Our first ferry, from Port Angeles, WA to Victoria on Vancouver Island
We were glad we brought the binoculars to ogle the whales
Our arrival to Victoria, Vancouver Island

Horseshoe Bay, BC

Port Hardy at the north end of Vancouver Island
The launching point for many days and nights of ferrying

The newest ferry we rode - it felt like we were boarding a spaceship
This was the 16-hour day trip from Port Hardy to Prince Rupert

Beautiful weather for our 16-hour trip

Our 3 day/2 night ferry from Prince Rupert to Juneau
We couldn't believe they allowed us to hang our hammocks anywhere we wanted

Camping on the ferry. Amazing views and lots of fresh air.

Evening views of the Alaska coastline

Our final ferry heading out to the rougher waters of the Gulf of Alaska

We made friends with a few people on our ferry between Prince Rupert and Juneau. One of them lives in Juneau, and offered to lend us one of her sea kayaks. We paddled to the famous Mendenhall Glacier a few miles outside of town, just down the street from her house.

A day of hiking (rather than biking) in Juneau
Mendenhall Glacier

Early morning calm at the Mendenhall Glacier

Doug and Patty, our new ferry-friends

Our first sea kayak adventure complete. It was shockingly cold (can you see my clenched fist?).
Mendenhall Glacier, Juneau, AK

Nugget Falls, Juneau, AK

As we reached our northern ferry destination (Whittier) we spent a glorious day hiking around with 360 degrees views of Prince William Sound and multiple glaciers. Sadly, every glacier we saw was quickly receding.

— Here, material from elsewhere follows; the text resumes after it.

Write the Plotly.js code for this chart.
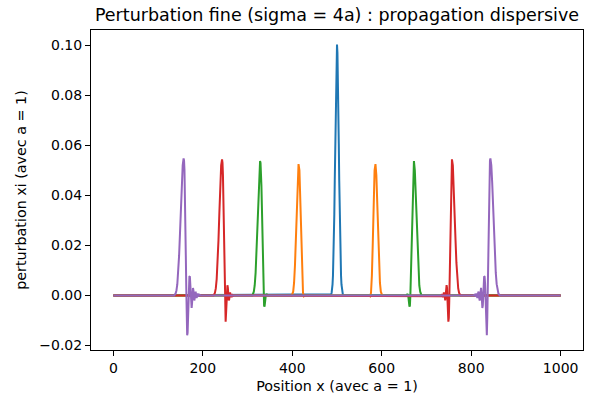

The local saying is, "No matter where you are in Alaska, the weather is shittier in Whittier". The Amazon rain forest gets 9 feet of rain per year, while Whittier gets 19 feet. Lucky for us, it was one of the rare days with no rain and no wind. It was seriously glorious.

Morning arrival to Whittier

Quickly receding Portage Glacier

Prince William Sound

Water, glaciers, Prince William Sound

We left Whittier on a high note but soon had to pay for our good fortunes. We spent the next 3 days biking towards Seward on a busy, loud highway. It was so loud that we wore earplugs while biking, and could still hear the traffic just fine.  During our final day of biking, dormant forest fires were rekindled by strong winds, and we were engulfed in smoke.

A quick break while biking from Whittier.
Before the loud highway and smoke.

Still smiling, not realizing the smoke would lead to the end of our trip

It took us some time to wrap our minds around what was happening and what we should do. There was no where we wanted to be that wasn't smoked out. In the end, we spent 3 days in Seward wearing masks, even while sleeping, and trying to organize our escape from Alaska. We ended up changing our flight, taking a bus from Seward to Anchorage, and camping at the airport. Things ended a little early, but after 6 weeks, we felt like we could happily be done.

Luckily, a local firefighter had some extra masks for us, as they were sold out in the stores

Beautiful views in Seward. The south wind kicked in long enough for us to explore for a few hours one day.

Bike-box fort in the Anchorage airport
Not a bad night of sleep actually, and a fitting end to our camping/biking adventure.


2 comments:

Liz Ness said...

Love your post/photos and keeping up with your adventures! Wishing you all the best (always). =) Love your friends in Vancouver (Liz/Erik Ness)

Unknown said...

Wow, what a great trip, through our back yard - Fran and I met in school in Sooke and have traveled to almost all those places.
What's with the change in business hours??